1. Rebalance portfolios. When the stock market tumbled in 2008, many pre-retirees had stock-heavy portfolios left over from the peak in 2007. After surge in share prices in 2009, your clients' asset allocations could be in similar danger. "The solution: Rebalance your 401(k) now, shifting money out of stocks and into fixed-income investments until you're back at your target weightings." Fortune also suggests focusing on subcategories of stocks, paying particular attention to small, midcap and foreign stocks, and betting more on blue chips.

2. Increase contributions. Clients approaching retirement should be contributing 10 percent to 15 percent of their pay, up to the 2010 limit of $16,500 (participants who are 50 or older can contribute an additional $5,500). "The higher bar is more reachable than you might think because the tax break you get on your contributions reduces your net outlay; investing an extra $6,000 a year, or $500 a month, costs you only $360 out of pocket if you're in the 28% bracket."

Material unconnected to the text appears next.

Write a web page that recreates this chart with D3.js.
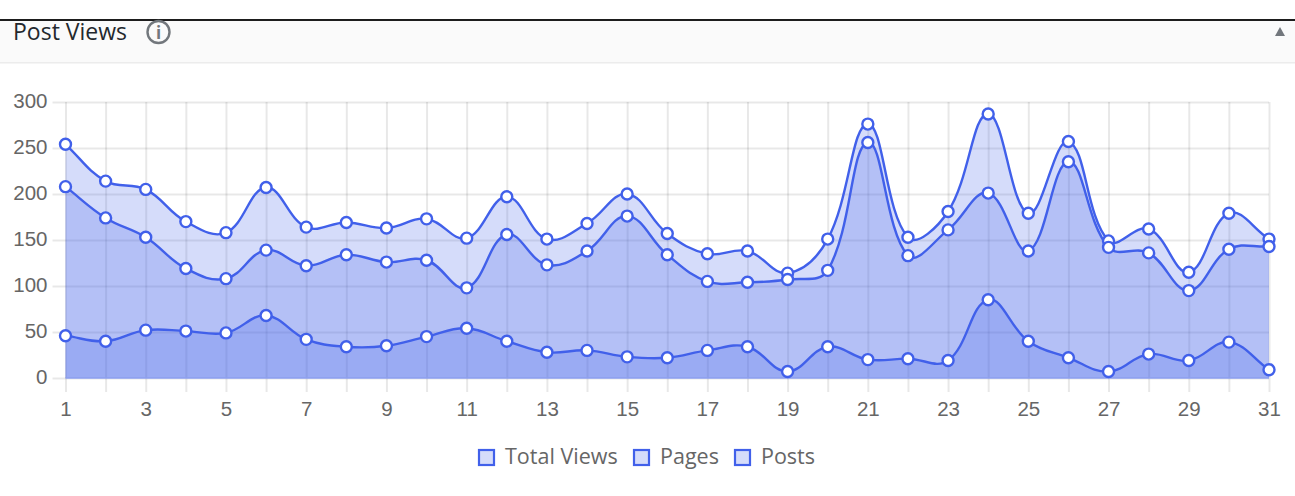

3. Look for low-cost options. Fortune cites a GAO report that shows a long-term investor in a plan that charges 1.5 percent in annual expenses may end up with a 20 percent smaller nest egg than someone invested in a plan that charges only 0.5 percent.

4. Be safe. In the five years before your clients leave the work force, they should have no more than 40 percent to 50 percent of their portflios in stocks, Fortune cites Denver financial adviser Charles Farrell. Clients should also build a cash reserve equal to two to three years of expenses to pad their nest egg.